- **Problem to work on**: Return only the lines from the top of the data down to the one that holds "0.652, 0.71, 0.70, 0.69, 0.73, 0.73, 0.73, 0.72, 0.71, 0.70]", both included, without any pictures.

--- Begin Material ---

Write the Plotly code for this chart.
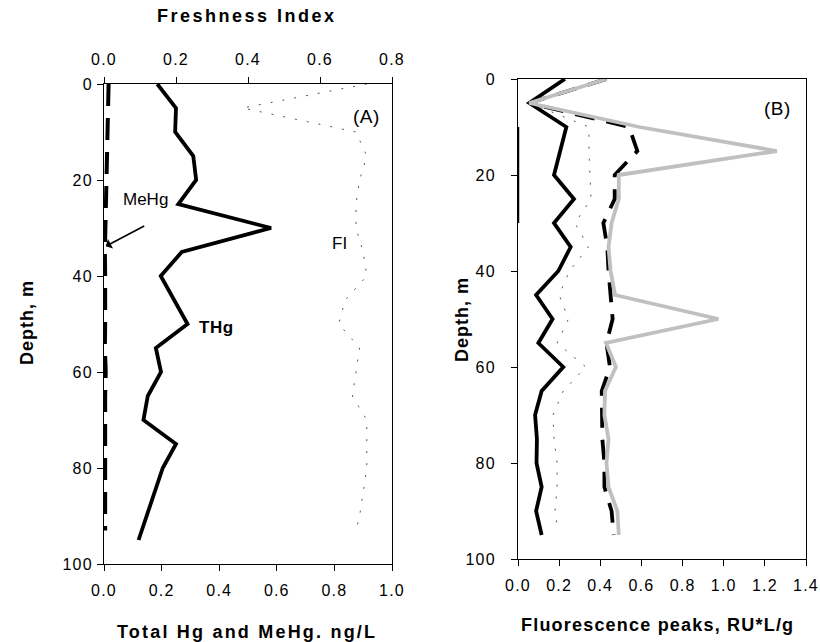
import plotly.graph_objects as go

W, H = 820, 642

# ---------------- Panel A data ----------------
thg_depth = [0, 5, 10, 15, 20, 25, 30, 35, 40, 50, 55, 60, 65, 70, 75, 80, 95]
thg = [0.185, 0.25, 0.247, 0.31, 0.32, 0.258, 0.58, 0.27, 0.197, 0.29, 0.18, 0.198,
       0.152, 0.137, 0.25, 0.204, 0.12]

a_depth = [0, 5, 10, 15, 20, 25, 30, 35, 40, 45, 50, 55, 60, 65, 70, 75, 80, 85, 90, 93]
mehg = [0.016, 0.014, 0.011, 0.009, 0.006, 0.005, 0.004, 0.003, 0.004, 0.005,
        0.004, 0.003, 0.006, 0.004, 0.004, 0.005, 0.004, 0.004, 0.005, 0.004]
fi = [0.73, 0.385, 0.70, 0.73, 0.71, 0.70, 0.70, 0.72, 0.73, 0.67,
      0.652, 0.71, 0.70, 0.69, 0.73, 0.73, 0.73, 0.72, 0.71, 0.70]

# ---------------- Panel B data ----------------
b_depth = [0, 5, 10, 15, 20, 25, 30, 35, 40, 45, 50, 55, 60, 65, 70, 75, 80, 85, 90, 95]
peak_black = [0.228, 0.055, 0.235, 0.205, 0.175, 0.272, 0.175, 0.256, 0.196, 0.088,
              0.168, 0.099, 0.22, 0.115, 0.083, 0.092, 0.09, 0.115, 0.088, 0.115]
peak_dash = [0.43, 0.055, 0.54, 0.58, 0.47, 0.47, 0.415, 0.434, 0.44, 0.45,
             0.46, 0.43, 0.447, 0.407, 0.41, 0.41, 0.42, 0.42, 0.455, 0.465]
peak_gray = [0.43, 0.055, 0.59, 1.258, 0.49, 0.49, 0.455, 0.44, 0.45, 0.472,
             0.974, 0.428, 0.476, 0.423, 0.42, 0.44, 0.43, 0.44, 0.483, 0.49]
dot_depth = [5, 10, 15, 20, 25, 30, 35, 40, 45, 50, 55, 60, 65, 70, 75, 80, 85, 90, 93]
peak_dot = [0.055, 0.345, 0.345, 0.35, 0.355, 0.277, 0.342, 0.25, 0.20, 0.245,
            0.19, 0.33, 0.22, 0.17, 0.175, 0.19, 0.19, 0.18, 0.19]
left_depth = [10, 30]
left_val = [0, 0]

x_ticks_a = [0.0, 0.2, 0.4, 0.6, 0.8, 1.0]
x_ticks_fi = [0.0, 0.2, 0.4, 0.6, 0.8]
x_ticks_b = [0.0, 0.2, 0.4, 0.6, 0.8, 1.0, 1.2, 1.4]
y_ticks = [0, 20, 40, 60, 80, 100]

FONT = "Liberation Sans, Arial, sans-serif"
TICKF = dict(family=FONT, size=16, color="black")


def px(x):
    return x / W


def py(y):
    return 1 - y / H


def spaced(s, ls):
    return '<span style="letter-spacing:%spx">%s</span>' % (ls, s)


def fmt_ticks(vals, dec):
    return [spaced(("%." + str(dec) + "f") % v, 1.2) for v in vals]


fig = go.Figure()

# Panel A
fig.add_trace(go.Scatter(x=fi, y=a_depth, xaxis="x3", yaxis="y", mode="lines",
                         line=dict(color="#555555", width=1, dash="2px,10px")))
fig.add_trace(go.Scatter(x=mehg, y=a_depth, xaxis="x", yaxis="y", mode="lines",
                         line=dict(color="black", width=4, dash="22px,12px")))
fig.add_trace(go.Scatter(x=thg, y=thg_depth, xaxis="x", yaxis="y", mode="lines",
                         line=dict(color="black", width=3.8)))

# Panel B
fig.add_trace(go.Scatter(x=left_val, y=left_depth, xaxis="x2", yaxis="y2", mode="lines",
                         line=dict(color="black", width=2.5)))
fig.add_trace(go.Scatter(x=peak_dot, y=dot_depth, xaxis="x2", yaxis="y2", mode="lines",
                         line=dict(color="#555555", width=1, dash="2px,10px")))
fig.add_trace(go.Scatter(x=peak_black, y=b_depth, xaxis="x2", yaxis="y2", mode="lines",
                         line=dict(color="black", width=3.8)))
fig.add_trace(go.Scatter(x=peak_dash, y=b_depth, xaxis="x2", yaxis="y2", mode="lines",
                         line=dict(color="black", width=3.8, dash="20px,12px")))
fig.add_trace(go.Scatter(x=peak_gray, y=b_depth, xaxis="x2", yaxis="y2", mode="lines",
                         line=dict(color="#C0C0C0", width=3.8)))

axis_common = dict(showline=True, linecolor="black", linewidth=1, ticks="outside",
                   ticklen=6, tickcolor="black", showgrid=False, zeroline=False,
                   tickfont=TICKF, automargin=False)

fig.update_layout(
    template="none",
    width=W, height=H,
    margin=dict(l=0, r=0, t=0, b=0, autoexpand=False),
    paper_bgcolor="white", plot_bgcolor="white",
    showlegend=False,
    xaxis=dict(domain=[px(104), px(392)], range=[0, 1], tickvals=x_ticks_a,
               ticktext=fmt_ticks(x_ticks_a, 1), anchor="y", ticklabelstandoff=6,
               **axis_common),
    yaxis=dict(domain=[py(564), py(84)], range=[100, 0], tickvals=y_ticks,
               ticktext=fmt_ticks(y_ticks, 0), anchor="x", mirror=True,
               ticklabelstandoff=1, **axis_common),
    xaxis3=dict(overlaying="x", side="top", range=[0, 0.8], tickvals=x_ticks_fi,
                ticktext=fmt_ticks(x_ticks_fi, 1), anchor="y", ticklabelstandoff=6,
                **axis_common),
    xaxis2=dict(domain=[px(518), px(806)], range=[0, 1.4], tickvals=x_ticks_b,
                ticktext=fmt_ticks(x_ticks_b, 1), anchor="y2", mirror=True,
                ticklabelstandoff=6, **axis_common),
    yaxis2=dict(domain=[py(559), py(79)], range=[100, 0], tickvals=y_ticks,
                ticktext=fmt_ticks(y_ticks, 0), anchor="x2", mirror=True,
                ticklabelstandoff=12, **axis_common),
)

annots = [
    dict(x=px(247), y=py(16), text="<b>Freshness Index</b>", size=18, ls=2.5),
    dict(x=px(247), y=py(632), text="<b>Total Hg and MeHg. ng/L</b>", size=18, ls=2.2),
    dict(x=px(657), y=py(625), text="<b>Fluorescence peaks, RU*L/g</b>", size=18, ls=1.2),
    dict(x=px(27), y=py(323), text="<b>Depth, m</b>", size=18, angle=-90, ls=1.0),
    dict(x=px(462), y=py(319), text="<b>Depth, m</b>", size=18, angle=-90, ls=1.0),
    dict(x=px(366), y=py(117), text="(A)", size=19, ls=0.5),
    dict(x=px(777), y=py(108), text="(B)", size=19, ls=0.5),
    dict(x=px(145), y=py(199), text="MeHg", size=17, ls=0),
    dict(x=px(216), y=py(327), text="<b>THg</b>", size=17, ls=0.5),
    dict(x=px(339), y=py(243), text="FI", size=17, ls=0),
]
for a in annots:
    fig.add_annotation(x=a["x"], y=a["y"], xref="paper", yref="paper",
                       text=spaced(a["text"], a["ls"]) if a["ls"] else a["text"],
                       showarrow=False, textangle=a.get("angle", 0),
                       font=dict(family=FONT, size=a["size"], color="black"),
                       xanchor="center", yanchor="middle")

fig.add_annotation(x=0.006, y=33.8, xref="x", yref="y", text="", showarrow=True,
                   ax=40, ay=-21, arrowhead=1, arrowsize=1.2, arrowwidth=1.5,
                   arrowcolor="black")

fig.write_html("out.html", config={"displayModeBar": False},
               post_script="document.body.style.margin='0';document.body.style.padding='0';")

--- End Material ---

- **Response below**:
Write the Plotly code for this chart.
import plotly.graph_objects as go

W, H = 820, 642

# ---------------- Panel A data ----------------
thg_depth = [0, 5, 10, 15, 20, 25, 30, 35, 40, 50, 55, 60, 65, 70, 75, 80, 95]
thg = [0.185, 0.25, 0.247, 0.31, 0.32, 0.258, 0.58, 0.27, 0.197, 0.29, 0.18, 0.198,
       0.152, 0.137, 0.25, 0.204, 0.12]

a_depth = [0, 5, 10, 15, 20, 25, 30, 35, 40, 45, 50, 55, 60, 65, 70, 75, 80, 85, 90, 93]
mehg = [0.016, 0.014, 0.011, 0.009, 0.006, 0.005, 0.004, 0.003, 0.004, 0.005,
        0.004, 0.003, 0.006, 0.004, 0.004, 0.005, 0.004, 0.004, 0.005, 0.004]
fi = [0.73, 0.385, 0.70, 0.73, 0.71, 0.70, 0.70, 0.72, 0.73, 0.67,
      0.652, 0.71, 0.70, 0.69, 0.73, 0.73, 0.73, 0.72, 0.71, 0.70]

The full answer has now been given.